Stated problem:
Exactly the lines from the one with "What Plotly code" to the one with "import plotly.graph_objects as go", both included, are to be printed again; leave out the rest.

(Items from a data source)
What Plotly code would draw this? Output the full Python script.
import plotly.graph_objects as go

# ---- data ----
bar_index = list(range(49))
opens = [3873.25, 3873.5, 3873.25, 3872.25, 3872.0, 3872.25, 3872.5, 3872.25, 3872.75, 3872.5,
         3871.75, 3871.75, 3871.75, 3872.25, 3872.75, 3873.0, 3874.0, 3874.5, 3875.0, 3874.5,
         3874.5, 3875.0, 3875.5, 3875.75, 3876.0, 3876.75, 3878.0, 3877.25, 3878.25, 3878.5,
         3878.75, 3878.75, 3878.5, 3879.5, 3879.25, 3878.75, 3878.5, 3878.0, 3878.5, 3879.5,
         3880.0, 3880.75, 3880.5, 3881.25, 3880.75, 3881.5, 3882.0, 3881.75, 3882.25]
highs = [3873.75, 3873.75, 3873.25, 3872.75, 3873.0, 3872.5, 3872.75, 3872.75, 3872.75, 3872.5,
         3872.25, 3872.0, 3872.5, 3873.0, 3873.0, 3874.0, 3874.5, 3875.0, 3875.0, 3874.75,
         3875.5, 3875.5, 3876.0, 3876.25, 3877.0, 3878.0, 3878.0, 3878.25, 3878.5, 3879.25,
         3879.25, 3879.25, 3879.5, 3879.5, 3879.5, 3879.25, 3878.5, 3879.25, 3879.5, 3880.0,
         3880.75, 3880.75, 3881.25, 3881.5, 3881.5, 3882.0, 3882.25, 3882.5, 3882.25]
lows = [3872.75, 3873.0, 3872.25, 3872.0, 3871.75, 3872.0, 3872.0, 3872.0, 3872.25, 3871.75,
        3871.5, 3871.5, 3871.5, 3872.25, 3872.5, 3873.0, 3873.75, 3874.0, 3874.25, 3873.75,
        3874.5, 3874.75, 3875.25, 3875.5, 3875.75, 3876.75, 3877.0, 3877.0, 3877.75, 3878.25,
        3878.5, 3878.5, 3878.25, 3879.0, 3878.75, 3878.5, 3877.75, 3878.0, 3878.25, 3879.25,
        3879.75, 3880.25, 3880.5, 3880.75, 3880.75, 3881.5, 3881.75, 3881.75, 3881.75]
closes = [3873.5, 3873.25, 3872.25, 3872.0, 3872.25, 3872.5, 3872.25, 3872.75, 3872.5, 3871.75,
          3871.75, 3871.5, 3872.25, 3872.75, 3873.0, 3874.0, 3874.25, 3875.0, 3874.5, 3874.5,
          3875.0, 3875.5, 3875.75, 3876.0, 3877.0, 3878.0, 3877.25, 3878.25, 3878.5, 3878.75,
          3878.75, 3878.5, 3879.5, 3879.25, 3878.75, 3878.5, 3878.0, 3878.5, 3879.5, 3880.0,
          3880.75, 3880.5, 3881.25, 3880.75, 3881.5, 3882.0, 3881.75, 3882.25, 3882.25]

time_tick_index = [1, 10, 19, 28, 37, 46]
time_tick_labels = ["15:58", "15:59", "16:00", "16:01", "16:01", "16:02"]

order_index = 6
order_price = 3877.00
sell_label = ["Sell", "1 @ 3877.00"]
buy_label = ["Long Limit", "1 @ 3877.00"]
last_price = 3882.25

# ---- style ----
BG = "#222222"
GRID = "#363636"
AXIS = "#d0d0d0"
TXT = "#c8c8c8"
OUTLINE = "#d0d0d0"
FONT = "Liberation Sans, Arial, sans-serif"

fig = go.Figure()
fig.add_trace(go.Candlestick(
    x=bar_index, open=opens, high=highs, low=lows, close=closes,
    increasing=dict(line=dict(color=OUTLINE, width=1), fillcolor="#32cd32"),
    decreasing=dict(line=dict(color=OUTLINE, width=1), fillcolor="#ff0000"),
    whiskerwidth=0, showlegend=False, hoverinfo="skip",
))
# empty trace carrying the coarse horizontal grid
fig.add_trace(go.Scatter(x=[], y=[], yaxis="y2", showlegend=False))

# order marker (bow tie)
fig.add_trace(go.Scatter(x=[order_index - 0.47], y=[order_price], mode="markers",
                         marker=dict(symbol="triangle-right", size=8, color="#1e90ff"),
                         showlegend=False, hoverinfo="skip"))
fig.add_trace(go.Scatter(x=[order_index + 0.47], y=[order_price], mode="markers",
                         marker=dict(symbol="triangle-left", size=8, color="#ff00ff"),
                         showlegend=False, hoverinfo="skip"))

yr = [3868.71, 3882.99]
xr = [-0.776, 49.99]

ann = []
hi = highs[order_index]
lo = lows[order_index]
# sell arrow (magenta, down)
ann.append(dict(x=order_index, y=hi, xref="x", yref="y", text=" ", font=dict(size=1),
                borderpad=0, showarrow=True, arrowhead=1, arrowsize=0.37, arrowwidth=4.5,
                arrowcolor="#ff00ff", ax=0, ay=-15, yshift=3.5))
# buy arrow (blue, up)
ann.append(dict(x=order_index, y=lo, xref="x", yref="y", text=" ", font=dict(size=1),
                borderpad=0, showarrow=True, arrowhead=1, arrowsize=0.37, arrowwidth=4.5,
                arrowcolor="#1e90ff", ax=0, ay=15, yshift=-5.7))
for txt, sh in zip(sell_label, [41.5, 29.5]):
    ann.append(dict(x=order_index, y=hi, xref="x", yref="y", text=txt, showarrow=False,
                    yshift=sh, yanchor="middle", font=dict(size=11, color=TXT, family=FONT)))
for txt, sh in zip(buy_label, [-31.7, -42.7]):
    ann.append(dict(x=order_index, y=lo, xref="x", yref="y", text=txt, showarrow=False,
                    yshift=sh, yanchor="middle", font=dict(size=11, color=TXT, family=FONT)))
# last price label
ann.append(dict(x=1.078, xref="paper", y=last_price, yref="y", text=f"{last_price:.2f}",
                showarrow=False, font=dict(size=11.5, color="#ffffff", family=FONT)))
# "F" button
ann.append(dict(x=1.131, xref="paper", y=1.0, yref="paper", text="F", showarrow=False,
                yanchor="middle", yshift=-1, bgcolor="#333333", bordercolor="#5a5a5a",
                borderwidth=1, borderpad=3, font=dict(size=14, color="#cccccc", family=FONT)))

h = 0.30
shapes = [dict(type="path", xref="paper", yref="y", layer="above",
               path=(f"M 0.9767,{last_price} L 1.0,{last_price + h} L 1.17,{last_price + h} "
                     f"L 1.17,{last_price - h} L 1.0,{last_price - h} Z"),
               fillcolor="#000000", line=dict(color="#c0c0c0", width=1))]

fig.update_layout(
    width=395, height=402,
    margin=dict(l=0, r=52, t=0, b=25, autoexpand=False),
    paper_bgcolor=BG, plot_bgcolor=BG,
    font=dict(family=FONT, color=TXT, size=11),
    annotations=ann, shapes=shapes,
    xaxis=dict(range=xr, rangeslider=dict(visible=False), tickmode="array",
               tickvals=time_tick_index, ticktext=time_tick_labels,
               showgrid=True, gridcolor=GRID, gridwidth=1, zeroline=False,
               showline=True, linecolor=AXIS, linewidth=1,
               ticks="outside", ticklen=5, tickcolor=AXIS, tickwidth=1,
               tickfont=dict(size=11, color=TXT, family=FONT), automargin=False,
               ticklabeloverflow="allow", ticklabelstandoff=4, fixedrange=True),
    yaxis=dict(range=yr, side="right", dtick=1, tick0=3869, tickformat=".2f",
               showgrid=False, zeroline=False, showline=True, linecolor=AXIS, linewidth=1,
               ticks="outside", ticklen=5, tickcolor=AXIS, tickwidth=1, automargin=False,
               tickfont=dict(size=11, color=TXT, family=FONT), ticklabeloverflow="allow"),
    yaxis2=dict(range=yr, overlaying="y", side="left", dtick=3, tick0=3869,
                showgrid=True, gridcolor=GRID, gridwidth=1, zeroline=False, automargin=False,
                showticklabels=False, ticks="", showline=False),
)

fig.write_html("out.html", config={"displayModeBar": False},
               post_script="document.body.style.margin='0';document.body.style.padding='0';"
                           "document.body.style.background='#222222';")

...

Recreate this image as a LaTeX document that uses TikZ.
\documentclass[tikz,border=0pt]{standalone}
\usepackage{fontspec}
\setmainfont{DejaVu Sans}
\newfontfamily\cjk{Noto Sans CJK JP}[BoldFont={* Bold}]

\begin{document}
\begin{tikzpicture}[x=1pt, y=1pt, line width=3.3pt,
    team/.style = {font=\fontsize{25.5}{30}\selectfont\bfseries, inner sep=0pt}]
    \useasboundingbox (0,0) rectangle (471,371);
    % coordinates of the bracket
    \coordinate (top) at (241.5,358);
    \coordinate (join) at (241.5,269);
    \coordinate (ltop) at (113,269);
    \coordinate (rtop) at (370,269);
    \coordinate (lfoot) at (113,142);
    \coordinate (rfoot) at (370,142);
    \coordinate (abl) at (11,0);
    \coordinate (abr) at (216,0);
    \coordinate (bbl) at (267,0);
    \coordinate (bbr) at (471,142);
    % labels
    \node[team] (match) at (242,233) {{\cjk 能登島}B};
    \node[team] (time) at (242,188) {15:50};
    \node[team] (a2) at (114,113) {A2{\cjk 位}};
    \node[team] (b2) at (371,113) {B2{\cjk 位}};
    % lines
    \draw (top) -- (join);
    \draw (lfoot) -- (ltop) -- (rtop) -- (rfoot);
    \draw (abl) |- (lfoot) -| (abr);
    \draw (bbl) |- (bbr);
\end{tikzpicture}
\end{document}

Task answer:
What Plotly code would draw this? Output the full Python script.
import plotly.graph_objects as go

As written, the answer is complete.